Access to reliable information, including on changing weather patterns and market conditions, is essential for empowering farmers, especially those in developing countries, according to FAO Director-General José Graziano da Silva. The G7 countries–Canada, France, Germany, Italy, Japan, the United Kingdom and the United States–can play a leading role and help promote more resilient and a more sustainable global agricultural and food systems.
“There is an urgent need to take the data which is available globally and to translate it to the ground level,” Graziano da Silva said in remarks made during a G7 Agriculture Ministers meeting session entitled Empowering Farmers.
Farmers, especially smallholders and family farmers in developing countries, incur much of the impacts of climate change and other shocks including price volatility. This at a time when, for the first time in over a decade, estimates show that hunger is on the increase with 815 million people suffering from chronic undernourishment.
The FAO Director-General noted that building the resilience of farmers to extreme weather events linked to climate change, including droughts and floods, also requires making better data available to more people, especially those living in poor and often remote rural areas.

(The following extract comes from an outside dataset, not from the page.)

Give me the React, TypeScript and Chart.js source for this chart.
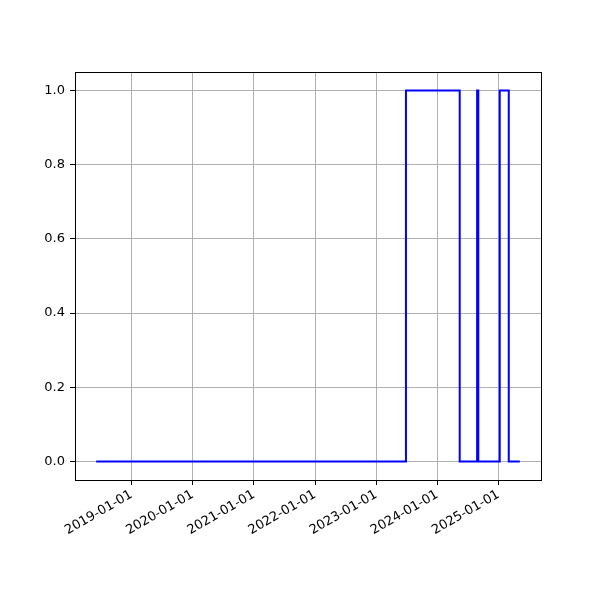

FAO is working with the World Meteorological Organization to better respond to climate variability and climate change on the basis of better and more readily accessible data. Some 75 countries mainly in Africa, and many Small Island Developing States, do not have the capacity to translate the weather data, including longer-term forecasts, into information for farmers.
Improved access to quality data plays a key role in combating hunger and poverty by providing farmers with vital information, including on access to food and other agricultural products. Local purchases from family farmers creates markets and helps to improve the quality and supply of food, said the Director-General.
This is also vital for building resilience and strengthening livelihoods by disseminating information on income generation opportunities, in particular to empower poor women. It is something that can be done relatively simply through the use of mobile telephones, working with the private sector in the development of mobile phone apps that provide market information.